(Recorded data)
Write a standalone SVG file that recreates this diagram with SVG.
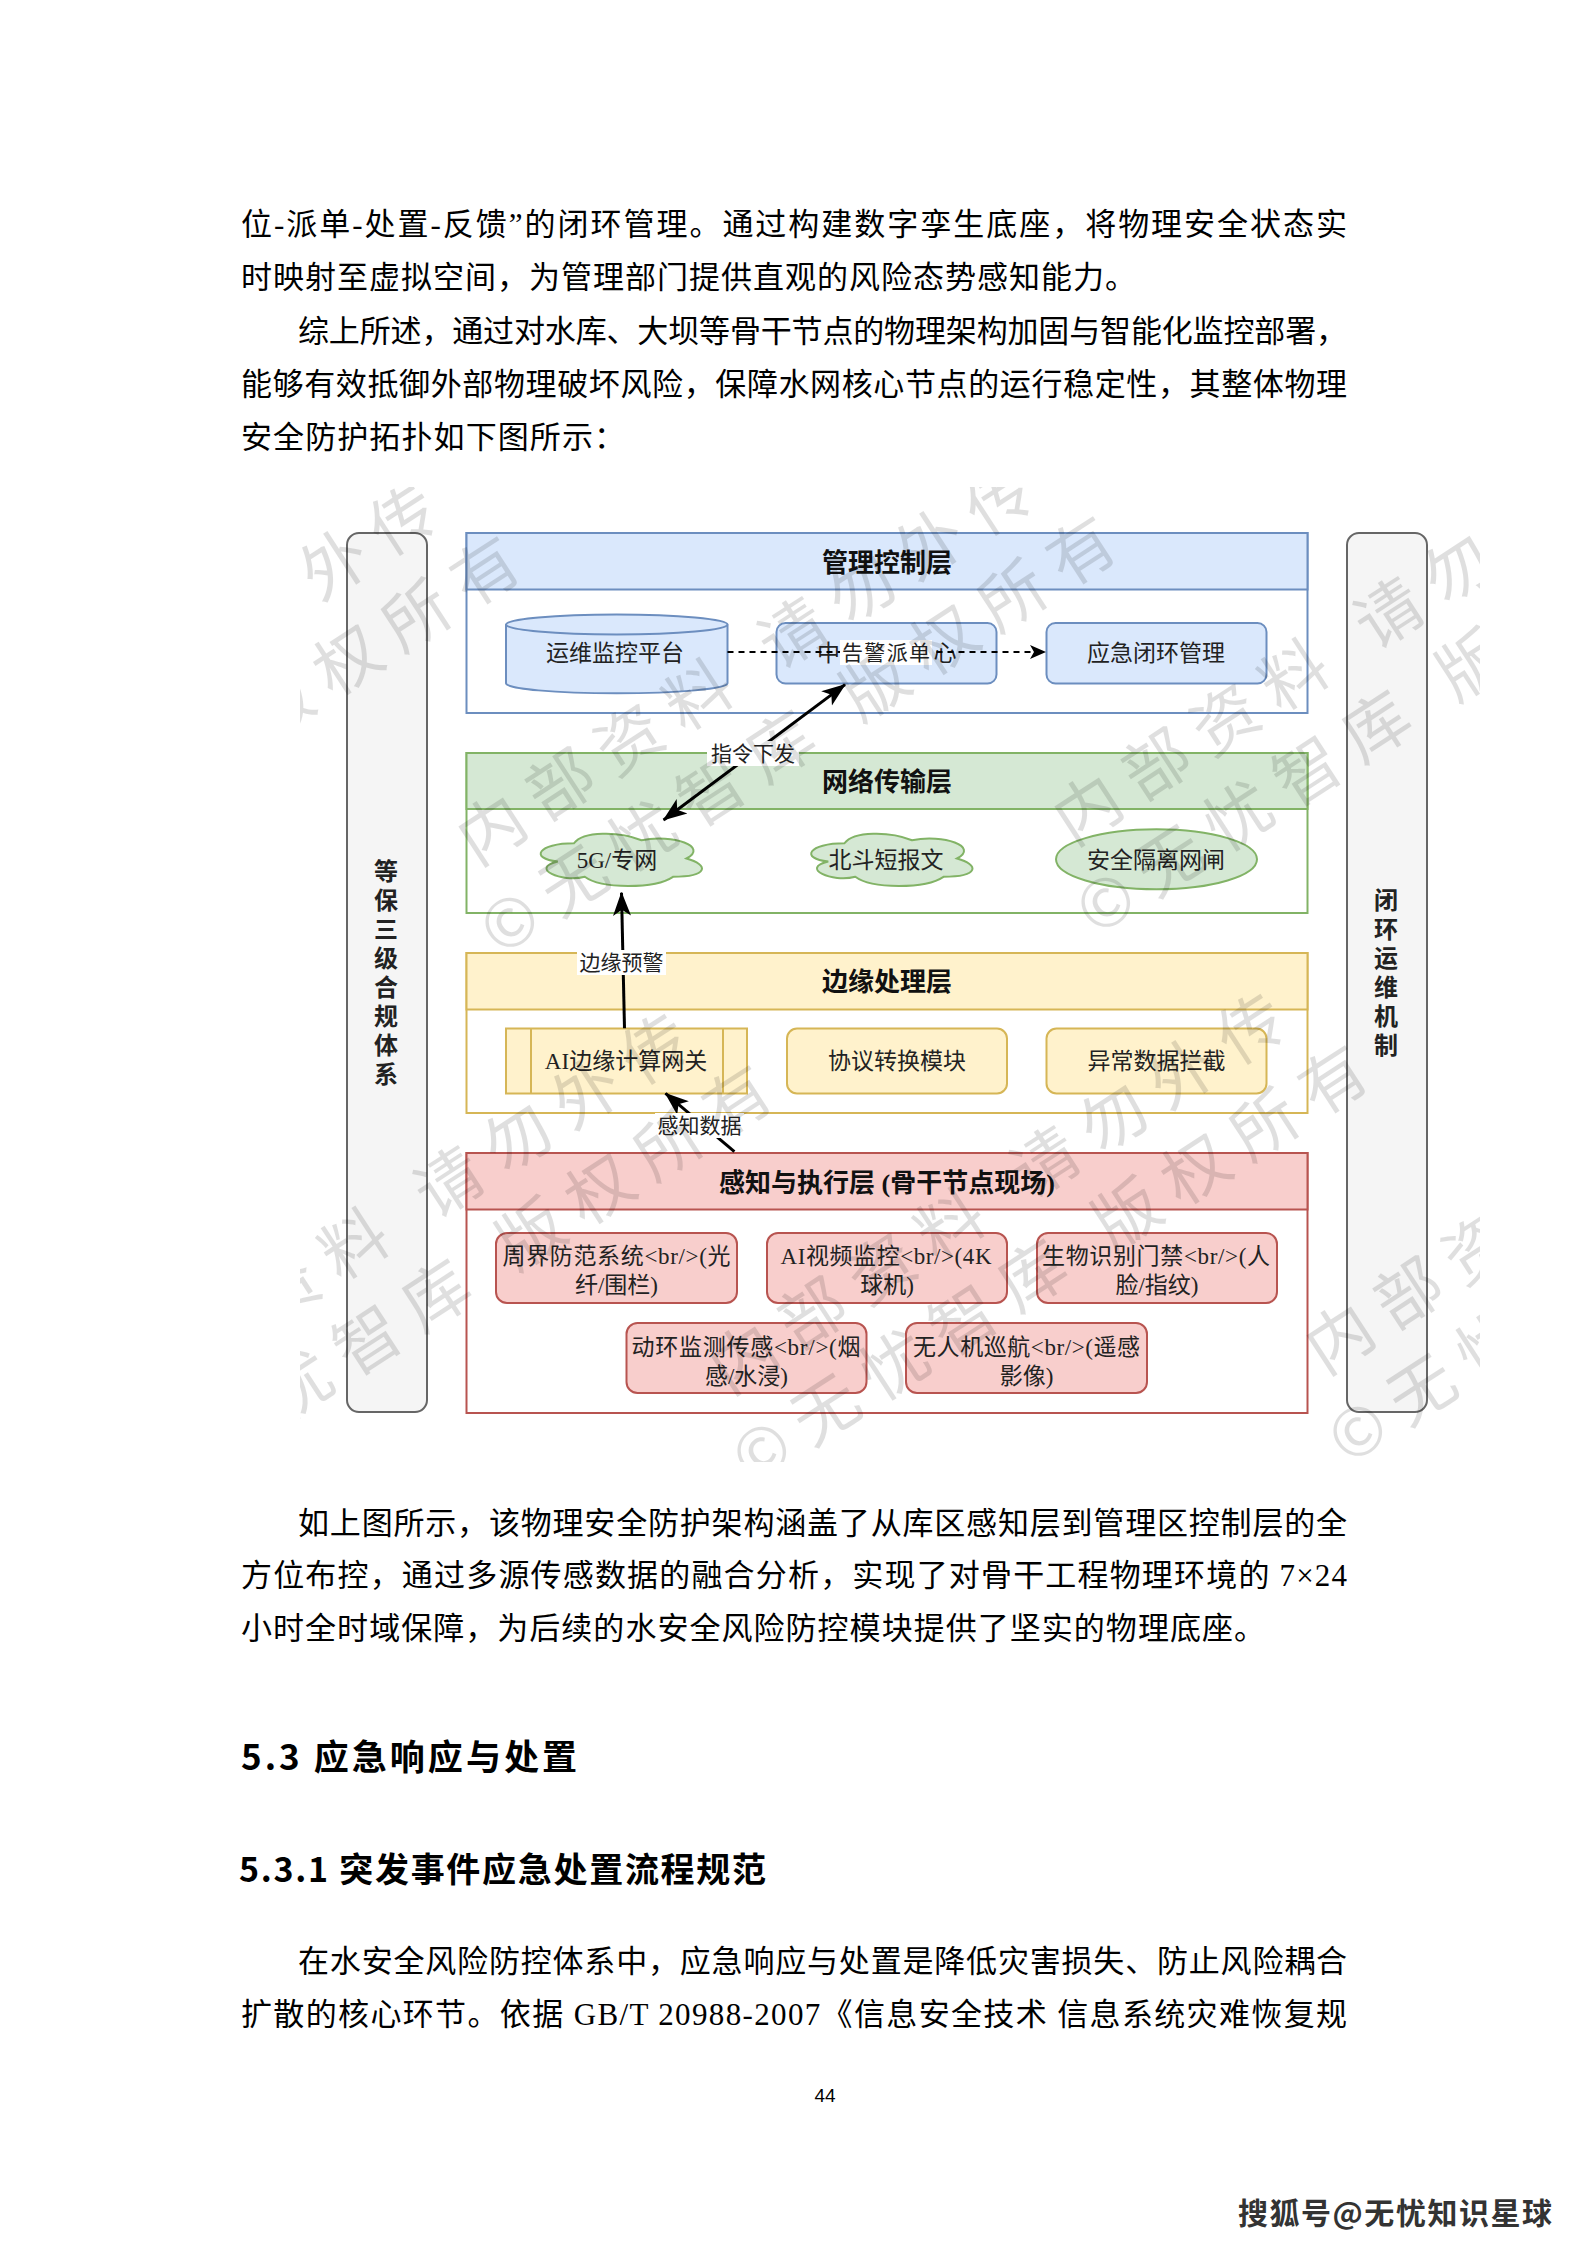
<svg xmlns="http://www.w3.org/2000/svg" width="1587" height="2245" viewBox="0 0 1587 2245">
<defs>
<style>
.body{font-family:"Liberation Serif","Noto Sans CJK SC",serif;font-size:31px;fill:#000}
.h{font-family:"Noto Sans CJK SC",sans-serif;font-weight:bold;fill:#000}
.nt{font-family:"Liberation Serif","Noto Sans CJK SC",serif;font-size:23px;fill:#222;text-anchor:middle}
.hd{font-family:"Liberation Serif","Noto Sans CJK SC",serif;font-size:26px;font-weight:bold;fill:#111;text-anchor:middle}
.lb{font-family:"Liberation Serif","Noto Sans CJK SC",serif;font-size:21px;fill:#222;text-anchor:middle}
.bar{fill:#f5f5f5;stroke:#666;stroke-width:2}
.bt{font-family:"Noto Sans CJK SC",sans-serif;font-size:24px;font-weight:bold;fill:#222;text-anchor:middle;writing-mode:vertical-rl;letter-spacing:5px}
.blue{fill:#dae8fc;stroke:#6c8ebf;stroke-width:2}
.green{fill:#d5e8d4;stroke:#82b366;stroke-width:2}
.yellow{fill:#fff2cc;stroke:#d6b656;stroke-width:2}
.red{fill:#f8cecc;stroke:#b85450;stroke-width:2}
.wb{fill:#fff;stroke-width:2}
.edge{fill:none;stroke:#000;stroke-width:3}
.lbg{fill:#fff}
.wm{font-family:"Noto Sans CJK SC",sans-serif;font-size:66px;letter-spacing:16px;fill:#000;opacity:0.12}
</style>
<marker id="arr" markerUnits="userSpaceOnUse" markerWidth="24" markerHeight="20" viewBox="0 0 24 20" refX="23" refY="10" orient="auto"><path d="M0,1 L24,10 L0,19 L6,10 Z" fill="#000"/></marker>
<marker id="arr2" markerUnits="userSpaceOnUse" markerWidth="24" markerHeight="20" viewBox="0 0 24 20" refX="23" refY="10" orient="auto-start-reverse"><path d="M0,1 L24,10 L0,19 L6,10 Z" fill="#000"/></marker>
<marker id="arrS" markerUnits="userSpaceOnUse" markerWidth="16" markerHeight="14" viewBox="0 0 16 14" refX="15" refY="7" orient="auto"><path d="M0,0 L16,7 L0,14 L4,7 Z" fill="#000"/></marker>
<path id="cloud" vector-effect="non-scaling-stroke" d="M25,25 C5,25 0,50 16,55 C0,66 18,90 31,80 C40,100 70,100 80,80 C100,80 100,60 87.5,50 C100,30 80,10 62.5,20 C50,5 30,5 25,25 Z"/>
<clipPath id="imgclip"><rect x="300" y="487" width="1180" height="975"/></clipPath>
</defs>
<rect x="0" y="0" width="1587" height="2245" fill="#fff"/>

<g id="text-top">
<text class="body" x="241" y="235" textLength="1106" lengthAdjust="spacing">位-派单-处置-反馈”的闭环管理。通过构建数字孪生底座，将物理安全状态实</text>
<text class="body" x="241" y="288" textLength="895" lengthAdjust="spacing">时映射至虚拟空间，为管理部门提供直观的风险态势感知能力。</text>
<text class="body" x="298" y="342" textLength="1049" lengthAdjust="spacing">综上所述，通过对水库、大坝等骨干节点的物理架构加固与智能化监控部署，</text>
<text class="body" x="241" y="395" textLength="1106" lengthAdjust="spacing">能够有效抵御外部物理破坏风险，保障水网核心节点的运行稳定性，其整体物理</text>
<text class="body" x="241" y="448" textLength="384" lengthAdjust="spacing">安全防护拓扑如下图所示：</text>
</g>

<g id="sidebar-left"><rect class="bar" x="347" y="533" width="80" height="879" rx="12"/>
<text class="bt" x="386" y="975">等保三级合规体系</text></g>
<g id="sidebar-right"><rect class="bar" x="1347" y="533" width="80" height="879" rx="12"/>
<text class="bt" x="1386" y="975">闭环运维机制</text></g>

<g id="layer-mgmt"><rect class="wb" stroke="#6c8ebf" x="466.5" y="533" width="841" height="180"/><rect class="blue" x="466.5" y="533" width="841" height="56.5"/><text class="hd" x="887" y="572">管理控制层</text></g>
<g id="layer-net"><rect class="wb" stroke="#82b366" x="466.5" y="753" width="841" height="160"/><rect class="green" x="466.5" y="753" width="841" height="56"/><text class="hd" x="887" y="791">网络传输层</text></g>
<g id="layer-edge"><rect class="wb" stroke="#d6b656" x="466.5" y="953" width="841" height="160"/><rect class="yellow" x="466.5" y="953" width="841" height="56.5"/><text class="hd" x="887" y="991">边缘处理层</text></g>
<g id="layer-sense"><rect class="wb" stroke="#b85450" x="466.5" y="1153" width="841" height="260"/><rect class="red" x="466.5" y="1153" width="841" height="56.5"/><text class="hd" x="887" y="1192">感知与执行层 (骨干节点现场)</text></g>

<g id="node-ops"><path class="blue" d="M506,624.5 A110.75,10 0 0 1 727.5,624.5 L727.5,683.3 A110.75,10 0 0 1 506,683.3 Z"/><path fill="none" stroke="#6c8ebf" stroke-width="2" d="M506,624.5 A110.75,10 0 0 0 727.5,624.5"/><text class="nt" x="615" y="661">运维监控平台</text></g>
<g id="node-alarm"><rect class="blue" x="776.5" y="623" width="220" height="60.5" rx="9"/><text class="nt" x="828.5" y="661">中</text><text class="nt" x="945" y="661">心</text></g>
<g id="node-emerg"><rect class="blue" x="1046.5" y="623" width="220" height="60.5" rx="9"/><text class="nt" x="1156" y="661">应急闭环管理</text></g>

<g id="node-5g"><use href="#cloud" class="green" transform="translate(529,828) scale(1.8,0.61)"/><text class="nt" x="617" y="868">5G/专网</text></g>
<g id="node-bd"><use href="#cloud" class="green" transform="translate(799.5,828) scale(1.8,0.61)"/><text class="nt" x="886" y="868">北斗短报文</text></g>
<g id="node-gap"><ellipse class="green" cx="1156.5" cy="859.3" rx="100.5" ry="30"/><text class="nt" x="1156" y="868">安全隔离网闸</text></g>

<g id="node-ai"><rect class="yellow" x="506" y="1028.5" width="241" height="65"/><line x1="531" y1="1028.5" x2="531" y2="1093.5" stroke="#d6b656" stroke-width="2"/><line x1="723" y1="1028.5" x2="723" y2="1093.5" stroke="#d6b656" stroke-width="2"/><text class="nt" x="626" y="1069">AI边缘计算网关</text></g>
<g id="node-proto"><rect class="yellow" x="787" y="1028.5" width="220" height="65" rx="10"/><text class="nt" x="897" y="1069">协议转换模块</text></g>
<g id="node-anom"><rect class="yellow" x="1046.5" y="1028.5" width="220" height="65" rx="10"/><text class="nt" x="1156.5" y="1069">异常数据拦截</text></g>

<g id="node-perim"><rect class="red" x="496" y="1233" width="241" height="70" rx="11"/><text class="nt" x="616.5" y="1264" textLength="228" lengthAdjust="spacing">周界防范系统&lt;br/&gt;(光</text><text class="nt" x="616.5" y="1293">纤/围栏)</text></g>
<g id="node-video"><rect class="red" x="767" y="1233" width="240" height="70" rx="11"/><text class="nt" x="886" y="1264" textLength="211" lengthAdjust="spacing">AI视频监控&lt;br/&gt;(4K</text><text class="nt" x="887" y="1293">球机)</text></g>
<g id="node-bio"><rect class="red" x="1037" y="1233" width="240" height="70" rx="11"/><text class="nt" x="1156" y="1264" textLength="228" lengthAdjust="spacing">生物识别门禁&lt;br/&gt;(人</text><text class="nt" x="1157" y="1293">脸/指纹)</text></g>
<g id="node-env"><rect class="red" x="626.5" y="1323" width="240" height="70" rx="11"/><text class="nt" x="746" y="1355" textLength="229" lengthAdjust="spacing">动环监测传感&lt;br/&gt;(烟</text><text class="nt" x="746.5" y="1384">感/水浸)</text></g>
<g id="node-uav"><rect class="red" x="906" y="1323" width="241" height="70" rx="11"/><text class="nt" x="1026.5" y="1355" textLength="227" lengthAdjust="spacing">无人机巡航&lt;br/&gt;(遥感</text><text class="nt" x="1026.5" y="1384">影像)</text></g>

<g id="connectors">
<line x1="727.5" y1="652" x2="1045" y2="652" stroke="#000" stroke-width="2" stroke-dasharray="6,5" marker-end="url(#arrS)"/>
<rect class="lbg" x="840" y="640" width="92" height="25"/>
<text class="lb" x="886" y="660" textLength="88" lengthAdjust="spacing">告警派单</text>
<line class="edge" x1="663.6" y1="820" x2="845" y2="684.6" marker-start="url(#arr2)" marker-end="url(#arr2)"/>
<rect class="lbg" x="707" y="741" width="92" height="25"/>
<text class="lb" x="753" y="761">指令下发</text>
<line class="edge" x1="624.5" y1="1028.3" x2="621.5" y2="892.7" marker-end="url(#arr)"/>
<rect class="lbg" x="577" y="950" width="89" height="25"/>
<text class="lb" x="621.5" y="970">边缘预警</text>
<line class="edge" x1="734.4" y1="1151.7" x2="665.5" y2="1093.3" marker-end="url(#arr)"/>
<rect class="lbg" x="655" y="1113" width="89" height="25"/>
<text class="lb" x="699.5" y="1133">感知数据</text>
</g>

<g id="watermark" clip-path="url(#imgclip)">
<g transform="translate(-119,887) rotate(-33)"><text class="wm">内部资料 请勿外传</text><text class="wm" x="-30" y="88">©无忧智库 版权所有</text></g>
<g transform="translate(477,867) rotate(-33)"><text class="wm">内部资料 请勿外传</text><text class="wm" x="-30" y="88">©无忧智库 版权所有</text></g>
<g transform="translate(1073,847) rotate(-33)"><text class="wm">内部资料 请勿外传</text><text class="wm" x="-30" y="88">©无忧智库 版权所有</text></g>
<g transform="translate(133,1416) rotate(-33)"><text class="wm">内部资料 请勿外传</text><text class="wm" x="-30" y="88">©无忧智库 版权所有</text></g>
<g transform="translate(729,1396) rotate(-33)"><text class="wm">内部资料 请勿外传</text><text class="wm" x="-30" y="88">©无忧智库 版权所有</text></g>
<g transform="translate(1325,1376) rotate(-33)"><text class="wm">内部资料 请勿外传</text><text class="wm" x="-30" y="88">©无忧智库 版权所有</text></g>
</g>

<g id="text-bottom">
<text class="body" x="298" y="1534" textLength="1049" lengthAdjust="spacing">如上图所示，该物理安全防护架构涵盖了从库区感知层到管理区控制层的全</text>
<text class="body" x="241" y="1586" textLength="1106" lengthAdjust="spacing">方位布控，通过多源传感数据的融合分析，实现了对骨干工程物理环境的 7×24</text>
<text class="body" x="241" y="1639" textLength="1024" lengthAdjust="spacing">小时全时域保障，为后续的水安全风险防控模块提供了坚实的物理底座。</text>
<text class="h" x="241" y="1770" font-size="35" textLength="336" lengthAdjust="spacing">5.3 应急响应与处置</text>
<text class="h" x="239" y="1882" font-size="34" textLength="527" lengthAdjust="spacing">5.3.1 突发事件应急处置流程规范</text>
<text class="body" x="298" y="1972" textLength="1049" lengthAdjust="spacing">在水安全风险防控体系中，应急响应与处置是降低灾害损失、防止风险耦合</text>
<text class="body" x="241" y="2025" textLength="1106" lengthAdjust="spacing">扩散的核心环节。依据 GB/T 20988-2007《信息安全技术 信息系统灾难恢复规</text>
<text x="825" y="2102" font-family="Liberation Sans, sans-serif" font-size="19" text-anchor="middle" fill="#000">44</text>
<text x="1238" y="2224" font-family="Noto Sans CJK SC, sans-serif" font-size="30" font-weight="bold" fill="#333" textLength="314" lengthAdjust="spacing">搜狐号@无忧知识星球</text>
</g>
</svg>
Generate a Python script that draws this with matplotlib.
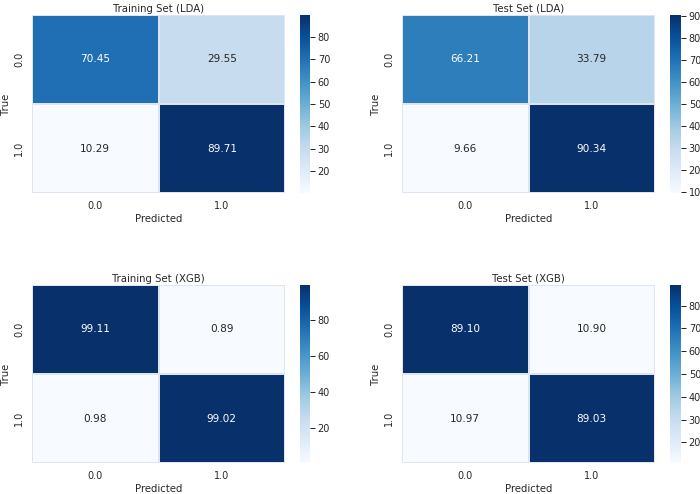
import numpy as np
import matplotlib
matplotlib.use("Agg")
import matplotlib.pyplot as plt
import seaborn as sns

sns.set_theme(rc={"font.size": 13, "axes.titlesize": 12.5, "axes.labelsize": 12.5,
                  "xtick.labelsize": 12, "ytick.labelsize": 12})

labels = ["0.0", "1.0"]
titles = ["Training Set (LDA)", "Test Set (LDA)", "Training Set (XGB)", "Test Set (XGB)"]
train_lda = [[70.45, 29.55], [10.29, 89.71]]
test_lda = [[66.21, 33.79], [9.66, 90.34]]
train_xgb = [[99.11, 0.89], [0.98, 99.02]]
test_xgb = [[89.10, 10.90], [10.97, 89.03]]
matrices = [train_lda, test_lda, train_xgb, test_xgb]

W, H = 700, 494
dpi = 700 / 12
fig = plt.figure(figsize=(W / dpi, H / dpi), dpi=dpi)

# pixel boxes: (left, right, top, bottom) for heatmap, colorbar left/right
hm_boxes = [(32, 285, 15, 193), (402, 655, 15, 193), (32, 285, 285, 463), (402, 655, 285, 463)]
cb_boxes = [(300, 310), (670, 681), (300, 310), (670, 681)]

def px_axes(l, r, t, b):
    return fig.add_axes([l / W, 1 - b / H, (r - l) / W, (b - t) / H])

for mat, title, hb, cb in zip(matrices, titles, hm_boxes, cb_boxes):
    ax = px_axes(*hb)
    cax = px_axes(cb[0], cb[1], hb[2], hb[3])
    sns.heatmap(np.array(mat), annot=True, fmt=".2f", cmap="Blues", ax=ax, cbar_ax=cax,
                xticklabels=labels, yticklabels=labels, linewidths=0.15, linecolor="#dde6f0",
                annot_kws={"size": 13})
    ax.set_title(title, pad=4)
    ax.set_xlabel("Predicted")
    ax.set_ylabel("True")

fig.savefig("out.png", dpi=dpi)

__Aim__. Gather every line containing the word "matplotlib" and copy it.

__Exercise answer__.
Generate a Python script that draws this with matplotlib.
import matplotlib
matplotlib.use("Agg")
import matplotlib.pyplot as plt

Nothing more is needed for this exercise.